As with the multitude of doctor’s visits, the numerous post placement visits by the social workers can add tension in the family unit. More questions, people looking at your family under a microscope, wondering if you are a good enough parents for this child. Every Adoptive parent must go through all of these necessary steps, and that is when everything works out perfectly. Imagine what happens to these families when things are not ok.
It is at this point when the adoption stress has reached its peak and now it can transform itself into a full blown anxiety or depressive syndrome for the adoptive parent. For some parents, these feeling are difficult to accept because they occur at a time when one is expected to experience joy and happiness and not sadness and despair. After working so hard to achieve the adoption, parents may be reluctant to confess their negative or ambivalent feelings to their spouses especially if the adoption idea was theirs to begin with. Ignoring these feelings and this delicate situation is never a good idea. The problems will not go away; they will progressively worsen over time.

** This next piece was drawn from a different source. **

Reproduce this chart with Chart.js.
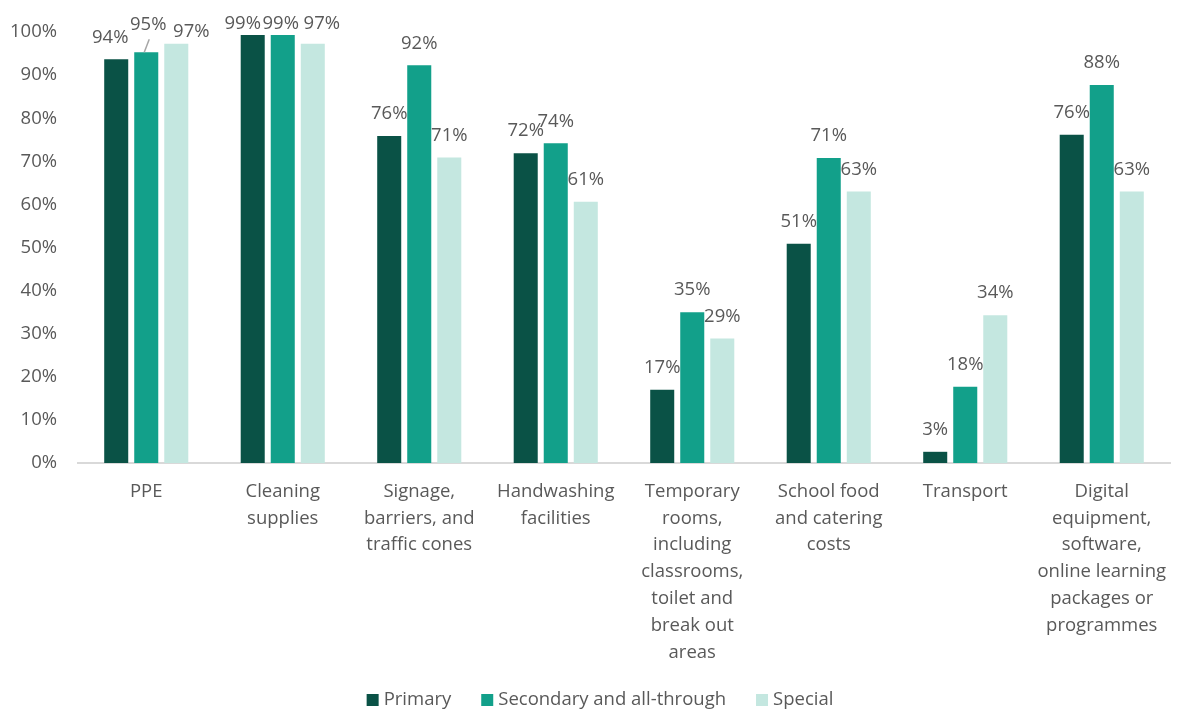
<!DOCTYPE html>
<html>
<head>
<meta charset="utf-8">
<script src="https://cdn.jsdelivr.net/npm/chart.js@4.4.1/dist/chart.umd.min.js"></script>
<style>
  body { margin: 0; background: #fff; }
  #wrap { width: 1177px; height: 711px; }
</style>
</head>
<body>
<div id="wrap"><canvas id="barChart" width="1177" height="711"></canvas></div>
<script>
const categories = [
    'PPE',
    ['Cleaning', 'supplies'],
    ['Signage,', 'barriers, and', 'traffic cones'],
    ['Handwashing', 'facilities'],
    ['Temporary', 'rooms,', 'including', 'classrooms,', 'toilet and', 'break out', 'areas'],
    ['School food', 'and catering', 'costs'],
    'Transport',
    ['Digital', 'equipment,', 'software,', 'online learning', 'packages or', 'programmes']
];
const primary = [93.7, 99.3, 75.9, 71.9, 17.0, 50.9, 2.6, 76.2];
const secondary = [95.3, 99.3, 92.3, 74.2, 35.0, 70.8, 17.7, 87.7];
const special = [97.3, 97.3, 70.9, 60.6, 28.9, 63.0, 34.3, 63.0];
const yTicks = [0, 10, 20, 30, 40, 50, 60, 70, 80, 90, 100];

const FONT = "'Open Sans', 'Noto Sans', sans-serif";
const FSIZE = 18.5;
const GREY = '#595959';

// hand nudges for labels that Excel moved around near the top
const labelNudge = {
    '0-0': [-6, 0],
    '1-0': [2, -6],
    '2-0': [15, 10],
    '0-1': [-10, 11],
    '1-1': [-2, 11],
    '2-1': [9, 2]
};

const valueLabels = {
    id: 'valueLabels',
    afterDatasetsDraw(chart) {
        const ctx = chart.ctx;
        ctx.save();
        ctx.font = FSIZE + 'px ' + FONT;
        ctx.fillStyle = GREY;
        ctx.textAlign = 'center';
        ctx.textBaseline = 'middle';
        chart.data.datasets.forEach((ds, d) => {
            chart.getDatasetMeta(d).data.forEach((bar, i) => {
                const n = labelNudge[d + '-' + i] || [0, 0];
                const x = bar.x + n[0];
                const y = bar.y - 22 + n[1];
                if (d === 1 && i === 0) {
                    ctx.strokeStyle = '#a6a6a6';
                    ctx.lineWidth = 1.5;
                    ctx.beginPath();
                    ctx.moveTo(bar.x - 2, bar.y);
                    ctx.lineTo(bar.x + 3, y + 15);
                    ctx.stroke();
                }
                ctx.fillText(Math.round(ds.data[i]) + '%', x, y);
            });
        });
        ctx.restore();
    }
};

// legend drawn by hand so the spacing matches the original
const bottomLegend = {
    id: 'bottomLegend',
    afterDraw(chart) {
        const ctx = chart.ctx;
        const sets = chart.data.datasets;
        ctx.save();
        ctx.font = FSIZE + 'px ' + FONT;
        ctx.textBaseline = 'middle';
        ctx.textAlign = 'left';
        const widths = sets.map(ds => 12 + 5 + ctx.measureText(ds.label).width);
        const total = widths.reduce((a, b) => a + b, 0) + 30 * (sets.length - 1);
        let x = 600 - total / 2;
        const y = 700;
        sets.forEach((ds, k) => {
            ctx.fillStyle = ds.backgroundColor;
            ctx.fillRect(x, y - 6, 12, 12);
            ctx.fillStyle = GREY;
            ctx.fillText(ds.label, x + 17, y);
            x += widths[k] + 30;
        });
        ctx.restore();
    }
};

const barChart_config = {
    type: 'bar',
    data: {
        labels: categories,
        datasets: [
            { label: 'Primary', data: primary, backgroundColor: '#0a5246' },
            { label: 'Secondary and all-through', data: secondary, backgroundColor: '#12a08a' },
            { label: 'Special', data: special, backgroundColor: '#c4e7e0' }
        ]
    },
    options: {
        responsive: false,
        animation: false,
        categoryPercentage: 0.66,
        barPercentage: 0.8,
        layout: { padding: { top: 31, right: 7, left: 0, bottom: 43 } },
        scales: {
            x: {
                grid: { display: false, drawTicks: false },
                border: { color: '#d9d9d9', width: 2 },
                ticks: {
                    color: GREY,
                    font: { family: FONT, size: FSIZE, lineHeight: 1.45 },
                    padding: 15,
                    maxRotation: 0,
                    autoSkip: false
                },
                afterFit(s) {
                    s.height = 205;
                    s.paddingLeft = 0;
                    s.paddingRight = 0;
                }
            },
            y: {
                min: 0,
                max: 100,
                grid: { display: false, drawTicks: false },
                border: { display: false },
                afterBuildTicks(s) { s.ticks = yTicks.map(v => ({ value: v })); },
                ticks: {
                    color: GREY,
                    font: { family: FONT, size: FSIZE },
                    padding: 21,
                    callback: v => v + '%'
                },
                afterFit(s) { s.width = 78; }
            }
        },
        plugins: {
            legend: { display: false },
            tooltip: { enabled: false }
        }
    },
    plugins: [valueLabels, bottomLegend]
};

new Chart(document.getElementById('barChart'), barChart_config);
</script>
</body>
</html>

As you can see, Adoption Stress can affect almost anybody involved in International Adoption. It can affect families with problem adoptions as well as near perfect adoptions. In order to prevent dis-accord between the husband, wife, and other members of the family unit, families need to become educated. If one feels that the adoption is not as they planned, or that it is more that they signed up for, seek counseling immediately. All adoptive parents should be prepared to experience some degree of post adoption stress.
I often hear from families make the following statement “I only want to adopt a normal healthy child”. I can understand their wishes, and I know that there is a parent for every type of child. Adoptive families however need to understand that they are not immune from future medical issues. Even in cases of biological children, no one can tell you that the child will be healthy. As a parent, all that you can do is provide support, love and a warm family environment to raise your child. They will grow and develop despite our wishes and or plans. There is no perfect road map to raising children, both biological and adoptive. Medical, social and emotional problems can affect anyone. Parents need to be prepared to recognize problems and seek professional help when needed. This is the job of a parent.
The unique part of being a adoptive parent is that you can sometimes choose not to raise a child that has a serious medical or emotional condition, where as in biological parent this is not an option.